Coherent interference at a low photon flux rate

[tistemfnp]

Homework Statement

A laser with a power of 2mW and a sufficiently large coherence length is split into two paths using a 50/50 splitter.

Path 1 directly enters a 2:2 50/50 coupler. Path B includes a 10m delay line, followed by an attenuator, and then connects to the same 50/50 coupler.

In a preparatory step, path 1 is disconnected from the coupler. Photon counters are connected to both outputs of the coupler. The sample rate is set at 100 MHz. The attenuator is adjusted so that, on average, the photon counter detects 10 photons per 10,000 samples per photon counter.

Question 1: Are the statistics governing these detection events consistent with a Poisson distribution? (Let's assume that the dark count rate is nearly zero.)

After the adjustment, both photon counters are disconnected. The outputs of the 2:2 coupler are now linked to a balanced detector. Path 1 is reconnected. Since both paths originate from a single source, they interfere.

Question 2: Does interference only occur in time bins where the photon counters (if they were still connected) would detect a photon? Or does interference occur in all time bins? Please elaborate.

(The primary concern I'd like to address is that when a low photon flux rate results in interference, and fractional portions of photon energy are detected within each time bin, this description no longer aligns with the concept of photons as indivisible entities according to Quantum Mechanics. In practice, the indivisibility of photons appears to be compromised.)

Relevant Equations

detection ~ N1 + sqrt(N1xN2) + N2

(Attempted answer:)

Question 1: Yes, the detection events follow a Poisson distribution.

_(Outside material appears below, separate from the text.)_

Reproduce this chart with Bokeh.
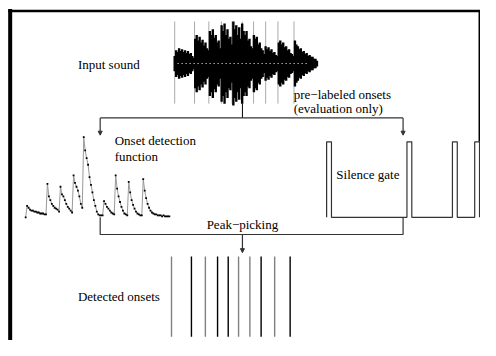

Question 2: Yes, interference phenomena are clearly observed across all time bins even in the regime of much less than one photon per bin (N2 per bin << 1), which implies that the detection of supposedly "quantized" energy is distributed over time intervals, refuting the notion of strict quantization. As quantization stands synonym for the existence of photons -> there are no photons.

 

[mfb]

Does interference only occur in time bins where the photon counters (if they were still connected) would detect a photon?

These time bins are not physical constants that would be unchanged independent of the setup. Trying to "identify them" in the other setup is meaningless.

You get interference in every time bin although it will be negligible (won't change your photon count) in most.

which implies that the detection of supposedly "quantized" energy is distributed over time intervals, refuting the notion of strict quantization.

It does not. The photon detection is always quantized - you'll never measure 5.6 photons.

there are no photons

This is obviously wrong.

 

[tistemfnp]

When I refer to time bins I mean it statistically. Statistically it is of course valid to ask, if interference occurs at all time bins or if it only occurs (statistically) at time bins where (or better when) a photon counter would indicate a detection.

The detection is quantized, but the field is not:


So when it comes to interference, the fields of both inputs of the coupler add at each output (half of them) before a detection takes place. As the sum is detected and the energy per time bin is known, it can be shown, that fractions of energy of a photon are detected in the path where the photon flux is attenuated (a part of the overall detection of the interference). It then doesn't make sense to talk of quantization here.

 

[mfb]

The detection is quantized, but the field is not:

The overall energy in the field is quantized. The amplitude at a given point is not (and no one claimed so).

it can be shown, that fractions of energy of a photon are detected in the path where the photon flux is attenuated

No, you never detect fractions of a photon. That's not a thing. The detection is a number of photons, which is always an integer. That (and only that) is what it means for the electromagnetic field to be quantized.